==== Records for this exercise
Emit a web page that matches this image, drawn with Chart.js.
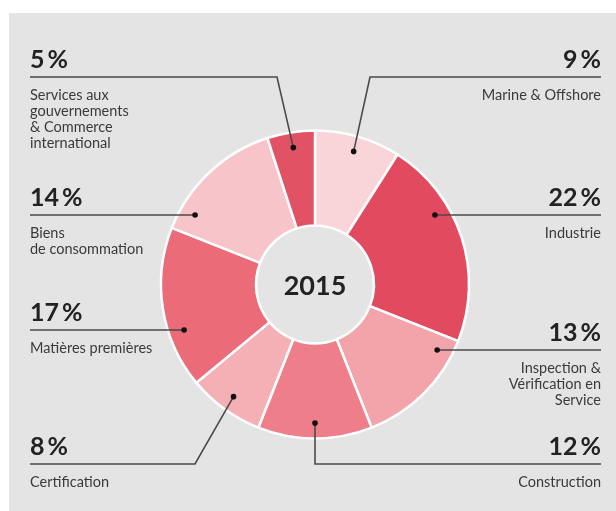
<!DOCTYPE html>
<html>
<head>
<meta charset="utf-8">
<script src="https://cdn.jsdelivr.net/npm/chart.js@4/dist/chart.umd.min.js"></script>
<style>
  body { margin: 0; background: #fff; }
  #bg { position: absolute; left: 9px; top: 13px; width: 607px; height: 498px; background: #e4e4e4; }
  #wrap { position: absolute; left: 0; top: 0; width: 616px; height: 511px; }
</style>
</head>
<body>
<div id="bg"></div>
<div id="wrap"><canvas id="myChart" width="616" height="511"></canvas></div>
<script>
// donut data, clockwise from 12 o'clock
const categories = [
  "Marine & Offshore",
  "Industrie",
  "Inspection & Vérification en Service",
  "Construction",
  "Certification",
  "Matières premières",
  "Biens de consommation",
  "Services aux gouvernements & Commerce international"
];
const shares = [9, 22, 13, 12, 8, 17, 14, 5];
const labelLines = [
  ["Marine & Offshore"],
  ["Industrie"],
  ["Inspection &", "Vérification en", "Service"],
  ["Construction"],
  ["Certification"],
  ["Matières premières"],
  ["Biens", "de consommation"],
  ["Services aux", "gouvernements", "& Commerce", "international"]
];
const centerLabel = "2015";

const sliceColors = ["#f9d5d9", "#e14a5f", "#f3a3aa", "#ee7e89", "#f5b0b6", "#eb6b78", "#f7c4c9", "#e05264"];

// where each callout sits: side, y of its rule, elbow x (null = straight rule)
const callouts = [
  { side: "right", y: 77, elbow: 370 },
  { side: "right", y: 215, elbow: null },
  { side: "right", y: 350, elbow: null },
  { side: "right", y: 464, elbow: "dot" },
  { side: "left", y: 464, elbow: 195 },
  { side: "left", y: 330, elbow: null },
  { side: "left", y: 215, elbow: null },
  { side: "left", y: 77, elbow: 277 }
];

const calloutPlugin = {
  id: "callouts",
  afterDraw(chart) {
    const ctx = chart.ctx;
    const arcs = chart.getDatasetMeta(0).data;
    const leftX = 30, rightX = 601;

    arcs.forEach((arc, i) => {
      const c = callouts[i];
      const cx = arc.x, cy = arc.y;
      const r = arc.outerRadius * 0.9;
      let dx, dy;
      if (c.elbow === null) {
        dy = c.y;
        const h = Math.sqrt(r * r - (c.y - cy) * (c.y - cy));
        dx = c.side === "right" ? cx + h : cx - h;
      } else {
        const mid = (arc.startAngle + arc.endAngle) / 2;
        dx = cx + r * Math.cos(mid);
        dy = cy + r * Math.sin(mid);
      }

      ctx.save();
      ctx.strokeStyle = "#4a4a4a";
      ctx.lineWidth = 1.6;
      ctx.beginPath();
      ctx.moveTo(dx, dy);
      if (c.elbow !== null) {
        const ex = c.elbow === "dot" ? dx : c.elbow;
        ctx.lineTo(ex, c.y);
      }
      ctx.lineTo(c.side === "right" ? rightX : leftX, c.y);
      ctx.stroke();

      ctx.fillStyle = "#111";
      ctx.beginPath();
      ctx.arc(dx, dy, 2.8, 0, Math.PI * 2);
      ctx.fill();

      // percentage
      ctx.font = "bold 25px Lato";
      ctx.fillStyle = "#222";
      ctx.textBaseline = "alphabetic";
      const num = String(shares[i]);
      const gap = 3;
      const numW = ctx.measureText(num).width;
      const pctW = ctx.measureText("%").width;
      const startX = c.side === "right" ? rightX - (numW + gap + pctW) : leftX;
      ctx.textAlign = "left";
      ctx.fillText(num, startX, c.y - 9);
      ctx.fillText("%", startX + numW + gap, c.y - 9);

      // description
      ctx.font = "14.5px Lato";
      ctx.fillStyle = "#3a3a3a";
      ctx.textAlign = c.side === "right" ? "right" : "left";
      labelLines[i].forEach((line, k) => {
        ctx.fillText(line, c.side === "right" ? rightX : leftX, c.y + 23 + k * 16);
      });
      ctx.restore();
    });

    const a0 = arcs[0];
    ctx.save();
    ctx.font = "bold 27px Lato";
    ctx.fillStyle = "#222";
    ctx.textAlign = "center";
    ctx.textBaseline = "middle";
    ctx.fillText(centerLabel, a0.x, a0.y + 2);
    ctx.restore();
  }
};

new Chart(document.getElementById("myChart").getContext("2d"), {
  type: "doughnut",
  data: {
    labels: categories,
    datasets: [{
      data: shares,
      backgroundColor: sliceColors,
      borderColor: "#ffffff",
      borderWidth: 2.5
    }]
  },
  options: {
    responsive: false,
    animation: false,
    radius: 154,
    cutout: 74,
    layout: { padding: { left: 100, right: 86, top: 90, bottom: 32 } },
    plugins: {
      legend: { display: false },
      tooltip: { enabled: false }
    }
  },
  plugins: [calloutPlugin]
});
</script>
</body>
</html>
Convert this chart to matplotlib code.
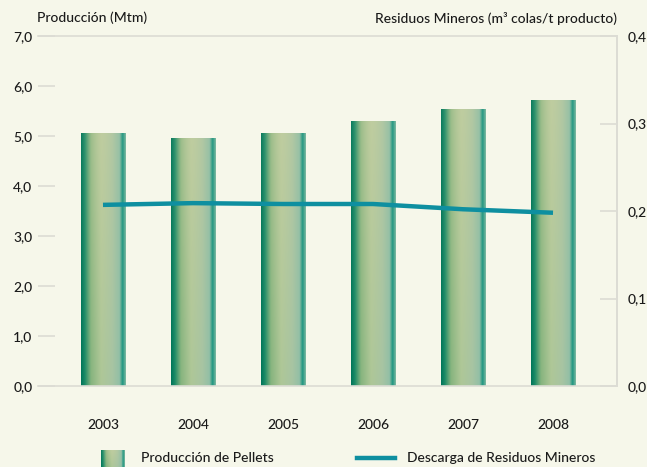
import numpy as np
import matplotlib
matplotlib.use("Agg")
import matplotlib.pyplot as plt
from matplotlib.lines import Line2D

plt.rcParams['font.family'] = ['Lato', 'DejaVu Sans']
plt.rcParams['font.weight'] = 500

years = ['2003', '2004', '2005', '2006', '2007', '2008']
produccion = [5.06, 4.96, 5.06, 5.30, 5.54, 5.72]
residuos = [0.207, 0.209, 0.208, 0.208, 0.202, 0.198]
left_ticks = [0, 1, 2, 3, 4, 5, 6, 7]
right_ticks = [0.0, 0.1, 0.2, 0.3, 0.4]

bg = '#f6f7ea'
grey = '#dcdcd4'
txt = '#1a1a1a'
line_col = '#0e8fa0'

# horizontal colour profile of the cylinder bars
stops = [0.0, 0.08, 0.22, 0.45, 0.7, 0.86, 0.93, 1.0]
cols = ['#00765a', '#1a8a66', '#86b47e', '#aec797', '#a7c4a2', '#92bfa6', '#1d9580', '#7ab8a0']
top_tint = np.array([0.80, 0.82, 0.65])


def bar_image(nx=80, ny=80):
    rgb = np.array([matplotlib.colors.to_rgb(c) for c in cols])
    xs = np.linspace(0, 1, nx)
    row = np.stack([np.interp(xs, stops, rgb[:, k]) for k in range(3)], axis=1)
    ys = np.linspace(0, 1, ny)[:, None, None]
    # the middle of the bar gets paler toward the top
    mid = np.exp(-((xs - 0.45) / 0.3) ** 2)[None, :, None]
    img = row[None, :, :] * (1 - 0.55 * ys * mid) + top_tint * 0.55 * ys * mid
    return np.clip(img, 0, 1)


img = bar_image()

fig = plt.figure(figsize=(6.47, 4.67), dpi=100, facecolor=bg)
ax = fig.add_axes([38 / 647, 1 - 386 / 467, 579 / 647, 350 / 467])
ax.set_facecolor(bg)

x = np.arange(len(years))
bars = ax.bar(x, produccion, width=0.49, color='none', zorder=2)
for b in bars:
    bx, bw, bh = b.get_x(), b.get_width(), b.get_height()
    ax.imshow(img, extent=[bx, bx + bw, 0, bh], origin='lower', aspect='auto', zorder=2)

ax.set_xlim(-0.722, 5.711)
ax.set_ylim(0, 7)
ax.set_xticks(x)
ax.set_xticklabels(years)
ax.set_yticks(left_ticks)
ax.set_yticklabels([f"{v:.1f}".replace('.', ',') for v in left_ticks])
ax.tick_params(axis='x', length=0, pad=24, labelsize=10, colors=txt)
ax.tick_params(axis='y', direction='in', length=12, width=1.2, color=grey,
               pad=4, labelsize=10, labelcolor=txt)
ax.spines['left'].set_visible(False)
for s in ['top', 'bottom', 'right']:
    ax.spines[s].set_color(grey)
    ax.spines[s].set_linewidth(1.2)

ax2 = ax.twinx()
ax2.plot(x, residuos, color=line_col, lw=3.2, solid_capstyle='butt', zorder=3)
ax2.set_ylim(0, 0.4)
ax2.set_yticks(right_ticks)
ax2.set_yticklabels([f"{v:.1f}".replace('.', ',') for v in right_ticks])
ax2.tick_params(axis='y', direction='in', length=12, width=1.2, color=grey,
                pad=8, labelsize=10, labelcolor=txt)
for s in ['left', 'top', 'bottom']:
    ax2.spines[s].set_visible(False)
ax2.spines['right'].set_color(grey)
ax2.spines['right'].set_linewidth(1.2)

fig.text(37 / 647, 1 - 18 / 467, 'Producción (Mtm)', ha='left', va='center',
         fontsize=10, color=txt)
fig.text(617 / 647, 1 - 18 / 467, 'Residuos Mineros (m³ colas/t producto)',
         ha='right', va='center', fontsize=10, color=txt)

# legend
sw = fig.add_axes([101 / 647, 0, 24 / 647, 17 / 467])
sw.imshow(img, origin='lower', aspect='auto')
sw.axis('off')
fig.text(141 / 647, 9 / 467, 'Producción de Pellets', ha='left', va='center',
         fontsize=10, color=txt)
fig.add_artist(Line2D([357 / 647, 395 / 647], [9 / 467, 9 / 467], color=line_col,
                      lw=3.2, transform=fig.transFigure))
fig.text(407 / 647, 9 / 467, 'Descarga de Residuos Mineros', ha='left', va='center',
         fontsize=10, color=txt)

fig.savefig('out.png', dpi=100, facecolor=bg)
========
» **Set problem**
Beginning with the line above that contains "Convert this chart to matplotlib code." and finishing with the line that contains "ax.imshow(img, extent=[bx, bx", print those lines exactly and only. Skip all pictures.

» **Solution to this problem**
Convert this chart to matplotlib code.
import numpy as np
import matplotlib
matplotlib.use("Agg")
import matplotlib.pyplot as plt
from matplotlib.lines import Line2D

plt.rcParams['font.family'] = ['Lato', 'DejaVu Sans']
plt.rcParams['font.weight'] = 500

years = ['2003', '2004', '2005', '2006', '2007', '2008']
produccion = [5.06, 4.96, 5.06, 5.30, 5.54, 5.72]
residuos = [0.207, 0.209, 0.208, 0.208, 0.202, 0.198]
left_ticks = [0, 1, 2, 3, 4, 5, 6, 7]
right_ticks = [0.0, 0.1, 0.2, 0.3, 0.4]

bg = '#f6f7ea'
grey = '#dcdcd4'
txt = '#1a1a1a'
line_col = '#0e8fa0'

# horizontal colour profile of the cylinder bars
stops = [0.0, 0.08, 0.22, 0.45, 0.7, 0.86, 0.93, 1.0]
cols = ['#00765a', '#1a8a66', '#86b47e', '#aec797', '#a7c4a2', '#92bfa6', '#1d9580', '#7ab8a0']
top_tint = np.array([0.80, 0.82, 0.65])


def bar_image(nx=80, ny=80):
    rgb = np.array([matplotlib.colors.to_rgb(c) for c in cols])
    xs = np.linspace(0, 1, nx)
    row = np.stack([np.interp(xs, stops, rgb[:, k]) for k in range(3)], axis=1)
    ys = np.linspace(0, 1, ny)[:, None, None]
    # the middle of the bar gets paler toward the top
    mid = np.exp(-((xs - 0.45) / 0.3) ** 2)[None, :, None]
    img = row[None, :, :] * (1 - 0.55 * ys * mid) + top_tint * 0.55 * ys * mid
    return np.clip(img, 0, 1)


img = bar_image()

fig = plt.figure(figsize=(6.47, 4.67), dpi=100, facecolor=bg)
ax = fig.add_axes([38 / 647, 1 - 386 / 467, 579 / 647, 350 / 467])
ax.set_facecolor(bg)

x = np.arange(len(years))
bars = ax.bar(x, produccion, width=0.49, color='none', zorder=2)
for b in bars:
    bx, bw, bh = b.get_x(), b.get_width(), b.get_height()
    ax.imshow(img, extent=[bx, bx + bw, 0, bh], origin='lower', aspect='auto', zorder=2)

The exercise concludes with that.